In terms of capital protection, both PPF and tax saver FDs by post office and bank score high. Post-office term deposits come with sovereign guarantee from the Indian Government whereas bank deposits of those listed as scheduled banks by the Reserve Bank of India (RBI) are insured up to Rs 5 lakh under DICGC, an RBI subsidiary.
The DICGC insurance program covers cumulative deposits of each depositor in fixed, recurring, current and savings accounts of up to Rs 5 lakh with each scheduled bank in case of bank failure.
PPF and Fixed Deposit Interest Rates
Public Provident Fund offers an interest rate of 7.1% p.a., which is higher than most banks FDs and post office term deposits. The highest tax saver FD rates offered by public and private sector banks currently go upto 5.30%-6.75% p.a. Some small finance banks have been offering 6.25%-7.25% p.a. interest rates on tax saver FDs. Post office five year term deposits currently offer an interest rate of 6.7% p.a.
Taxability of returns on PPF and Fixed Deposit
When it comes to taxability of returns, PPF outscores tax saver FDs. The interest income generated by FDs is taxed as per the applicable tax slab of the depositor. Whereas in case of PPF, the interest income and maturity proceeds are totally tax-free, making its post-tax returns one of the highest ones amongst all fixed-income tax-saving instruments.

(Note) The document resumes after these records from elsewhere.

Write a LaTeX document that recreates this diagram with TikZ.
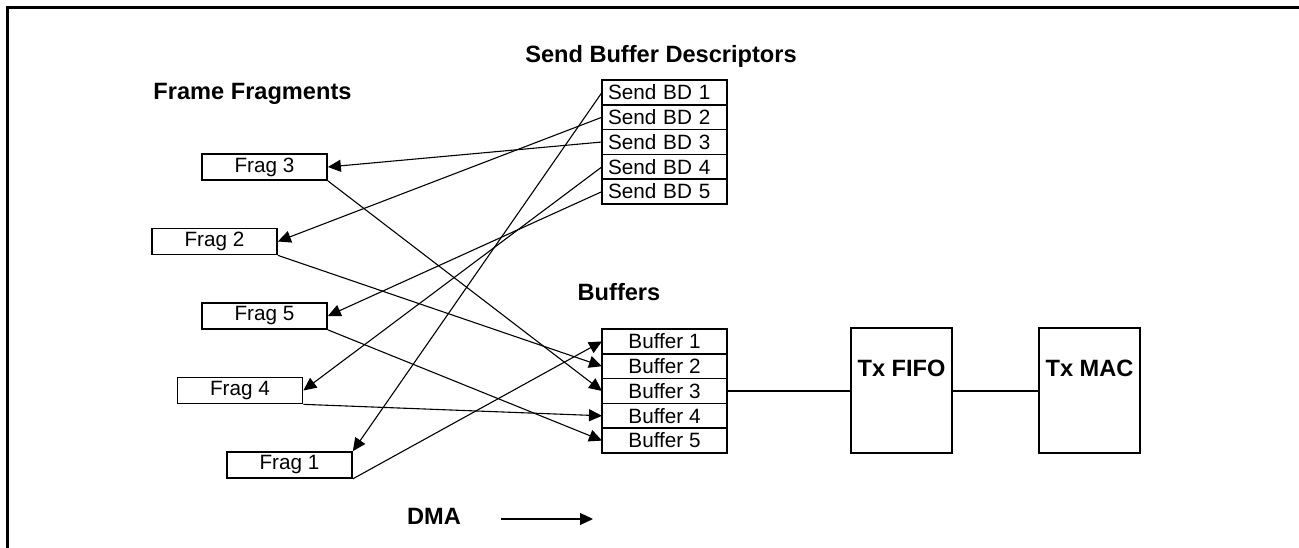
\documentclass[tikz,border=0pt]{standalone}
\usepackage{fontspec}
\setmainfont{Liberation Sans}
\usetikzlibrary{positioning,arrows.meta}
\begin{document}
\begin{tikzpicture}[x=1pt,y=-1pt,
    fragbox/.style={draw,line width=1.7pt,minimum width=125pt,minimum height=26pt,inner sep=0pt,font=\fontsize{20.7}{24}\selectfont},
    rowbox/.style={draw,line width=1.7pt,minimum width=125pt,minimum height=24.8pt,inner sep=0pt,outer sep=0pt,font=\fontsize{20.7}{24}\selectfont},
    bdrow/.style={rowbox,text width=113pt,inner xsep=6pt,align=left},
    unitbox/.style={draw,line width=1.9pt,minimum width=101pt,minimum height=125pt},
    heading/.style={font=\fontsize{23.6}{28}\selectfont\bfseries},
    link/.style={line width=1.1pt,-{Triangle[length=13pt,width=12pt]}}]
        \useasboundingbox (0,0) rectangle (1299,548);
        \draw[line width=2.5pt] (7.5,548) -- (7.5,7.5) -- (1299,7.5);
        % headings
        \node[heading,anchor=base] at (252.5,100) {Frame Fragments};
        \node[heading,anchor=base] at (661,63) {Send Buffer Descriptors};
        \node[heading,anchor=base] at (619,300) {Buffers};
        \node[heading,anchor=base] (dma) at (434,524) {DMA};
        % fragments
        \node[fragbox] (frag3) at (264.5,167) {Frag 3};
        \node[fragbox] (frag2) at (214.5,241.5) {Frag 2};
        \node[fragbox] (frag5) at (264.5,316) {Frag 5};
        \node[fragbox] (frag4) at (240,390.5) {Frag 4};
        \node[fragbox] (frag1) at (289.5,465) {Frag 1};
        % descriptor table
        \node[bdrow] (bd1) at (664.5,92.4) {Send BD 1};
        \foreach \i [count=\j from 2] in {1,...,4}
          \node[bdrow,below=0pt of bd\i] (bd\j) {Send BD \j};
        % buffer table
        \node[rowbox] (buf1) at (664.5,341.4) {Buffer 1};
        \foreach \i [count=\j from 2] in {1,...,4}
          \node[rowbox,below=0pt of buf\i] (buf\j) {Buffer \j};
        % fifo and mac
        \node[unitbox] (fifo) at (901.5,390.5) {};
        \node[heading] at ([yshift=-41pt]fifo.north) {Tx FIFO};
        \node[unitbox] (mac) at (1089.5,390.5) {};
        \node[heading] at ([yshift=-41pt]mac.north) {Tx MAC};
        \draw[line width=1.7pt] (buf3.east) -- (buf3.east -| fifo.west);
        \draw[line width=1.7pt] (buf3.east -| fifo.east) -- (buf3.east -| mac.west);
        % descriptors point to fragments
        \draw[link] (bd1.west) -- (frag1.north east);
        \draw[link] (bd2.west) -- (frag2.east);
        \draw[link] (bd3.west) -- (frag3.east);
        \draw[link] (bd4.west) -- (frag4.east);
        \draw[link] (bd5.west) -- (frag5.east);
        % fragments copied to buffers
        \draw[link] (frag3.south east) -- (buf3.west);
        \draw[link] (frag2.south east) -- (buf2.west);
        \draw[link] (frag5.south east) -- (buf5.west);
        \draw[link] (frag4.south east) -- (buf4.west);
        \draw[link] (frag1.south east) -- (buf1.west);
        % legend
        \coordinate (dmaA) at (501,519);
        \coordinate (dmaB) at (593,519);
        \draw[link] (dmaA) -- (dmaB);
      \end{tikzpicture}
\end{document}
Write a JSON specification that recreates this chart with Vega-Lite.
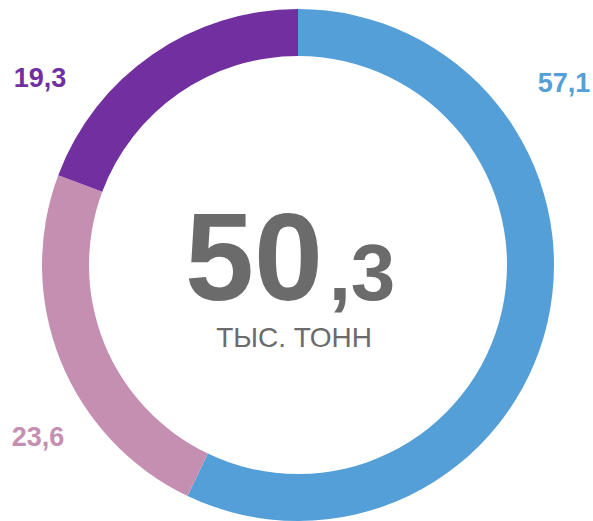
{
  "$schema": "https://vega.github.io/schema/vega-lite/v6.json",
  "width": 590,
  "height": 512,
  "autosize": {"type": "none"},
  "padding": {"left": 3, "top": 9, "right": 0, "bottom": 0},
  "background": "white",
  "config": {"view": {"stroke": null}, "text": {"font": "Liberation Sans"}},
  "datasets": {
    "parts": [
      {"cat": "57,1", "value": 57.1},
      {"cat": "23,6", "value": 23.6},
      {"cat": "19,3", "value": 19.3}
    ],
    "center": [
      {"whole": "50", "frac": ",3", "unit": "ТЫС. ТОНН"}
    ]
  },
  "data": {"name": "parts"},
  "layer": [
    {
      "mark": {"type": "arc", "innerRadius": 209, "outerRadius": 256},
      "encoding": {
        "theta": {"field": "value", "type": "quantitative", "stack": true},
        "order": {"field": "value", "type": "quantitative", "sort": "descending"},
        "color": {
          "field": "cat", "type": "nominal", "legend": null,
          "scale": {"domain": ["57,1", "23,6", "19,3"], "range": ["#549fd8", "#c58fb1", "#722f9f"]}
        }
      }
    },
    {
      "transform": [{"filter": "datum.cat == '57,1'"}],
      "mark": {"type": "text", "x": {"expr": "width/2"}, "y": {"expr": "height/2"}, "dx": 266, "dy": -173, "align": "center", "baseline": "alphabetic", "fontSize": 27, "fontWeight": "bold", "color": "#549fd8"},
      "encoding": {"text": {"field": "cat"}}
    },
    {
      "transform": [{"filter": "datum.cat == '19,3'"}],
      "mark": {"type": "text", "x": {"expr": "width/2"}, "y": {"expr": "height/2"}, "dx": -258, "dy": -178, "align": "center", "baseline": "alphabetic", "fontSize": 27, "fontWeight": "bold", "color": "#722f9f"},
      "encoding": {"text": {"field": "cat"}}
    },
    {
      "transform": [{"filter": "datum.cat == '23,6'"}],
      "mark": {"type": "text", "x": {"expr": "width/2"}, "y": {"expr": "height/2"}, "dx": -260, "dy": 181, "align": "center", "baseline": "alphabetic", "fontSize": 27, "fontWeight": "bold", "color": "#c58fb1"},
      "encoding": {"text": {"field": "cat"}}
    },
    {
      "data": {"name": "center"},
      "mark": {"type": "text", "x": {"expr": "width/2"}, "y": {"expr": "height/2"}, "dx": -44, "dy": 35, "align": "center", "baseline": "alphabetic", "fontSize": 124, "fontWeight": "bold", "color": "#6b6b6b"},
      "encoding": {"text": {"field": "whole"}}
    },
    {
      "data": {"name": "center"},
      "mark": {"type": "text", "x": {"expr": "width/2"}, "y": {"expr": "height/2"}, "dx": 64, "dy": 35, "align": "center", "baseline": "alphabetic", "fontSize": 80, "fontWeight": "bold", "color": "#6b6b6b"},
      "encoding": {"text": {"field": "frac"}}
    },
    {
      "data": {"name": "center"},
      "mark": {"type": "text", "x": {"expr": "width/2"}, "y": {"expr": "height/2"}, "dx": -4, "dy": 82, "align": "center", "baseline": "alphabetic", "fontSize": 28, "color": "#6b6b6b"},
      "encoding": {"text": {"field": "unit"}}
    }
  ]
}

One crucial parameter where tax saver FDs outscore PPF is in terms of liquidity. While tax saving FDs come with a lock-in period of 5 years, PPF investments get locked in for 15 years. Having said that, PPF allows partial withdrawals and premature closure. Partial withdrawals are allowed only once in a year, starting from the 7th year of subscription whereas premature closure is permitted after 5 years for specific purposes.
Also, loan against PPF deposits can be availed from 3rd year to 5th year, but only upto 25% of the balance available at 2 years prior to loan application year.